The potential [math]\displaystyle{ \phi _{0} }[/math] represents the potential due the incoming wave assuming that the displacement of the ice floe is zero. The potentials [math]\displaystyle{ \phi _{i} }[/math] represent the potential which is generated by the plate vibrating with the [math]\displaystyle{ i }[/math]th mode in the absence of any input wave forcing.

We substitute equations ((expansion)) and ((expansionphi)) into equation ((plate2)) to obtain

[math]\displaystyle{ \beta \sum_{i=1}^{N}\lambda _{i}c_{i}w_{i}-\alpha \gamma \sum_{i=1}^{N}c_{i}w_{i}=i\sqrt{\alpha }\left( \phi _{0}+\sum_{i=1}^{N}c_{i}\phi _{i}\right) -\sum_{i=1}^{N}c_{i}w_{i}. (expanded) }[/math]

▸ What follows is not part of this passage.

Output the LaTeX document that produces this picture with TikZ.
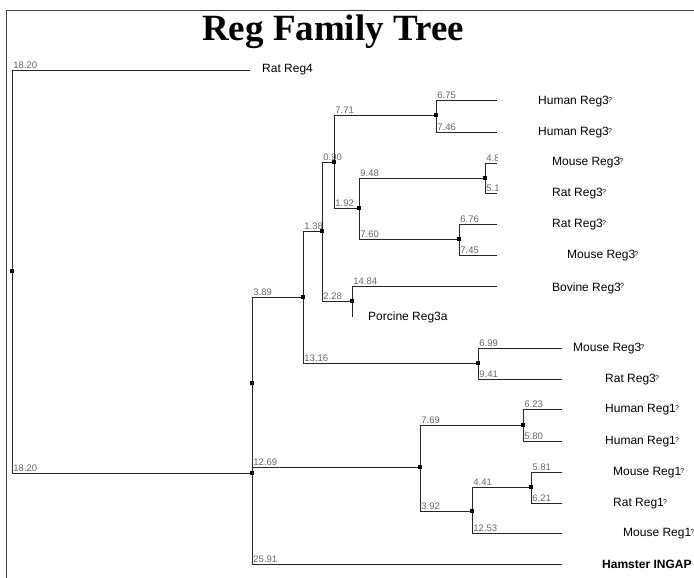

To solve equation ((expanded)) we multiply by [math]\displaystyle{ w_{j} }[/math] and integrate over the plate (i.e. we take the inner product with respect to [math]\displaystyle{ w_{j}) }[/math] taking into account the orthogonality of the modes [math]\displaystyle{ w_{i} }[/math], and obtain

[math]\displaystyle{ \beta \lambda _{j}c_{j}+\left( 1-\alpha \gamma \right) c_{j}=\iint_{\Delta }i \sqrt{\alpha }\left( \phi _{0}\left( \mathbf{Q}\right) +\sum_{i=1}^{N}c_{i}\phi _{i}\left( \mathbf{Q}\right) \right) w_{j}\left( \mathbf{Q}\right) dS_{\mathbf{Q}} (final) }[/math]

which is a matrix equation in [math]\displaystyle{ c_{i}. }[/math]

We cannot solve equation ((final)) without determining the modes of vibration of the thin plate [math]\displaystyle{ w_{i} }[/math] (along with the associated eigenvalues [math]\displaystyle{ \lambda _{i}) }[/math] and solving the integral equations ((phi0)) and (\ref {phii}). We use the finite element method to determine the modes of vibration Zienkiewicz and the integral equations ((phi0)) and ( (phii)) are solved by a constant panel method Sarp_Isa. The same set of nodes is used for the finite element method and to define the panels for the integral equation.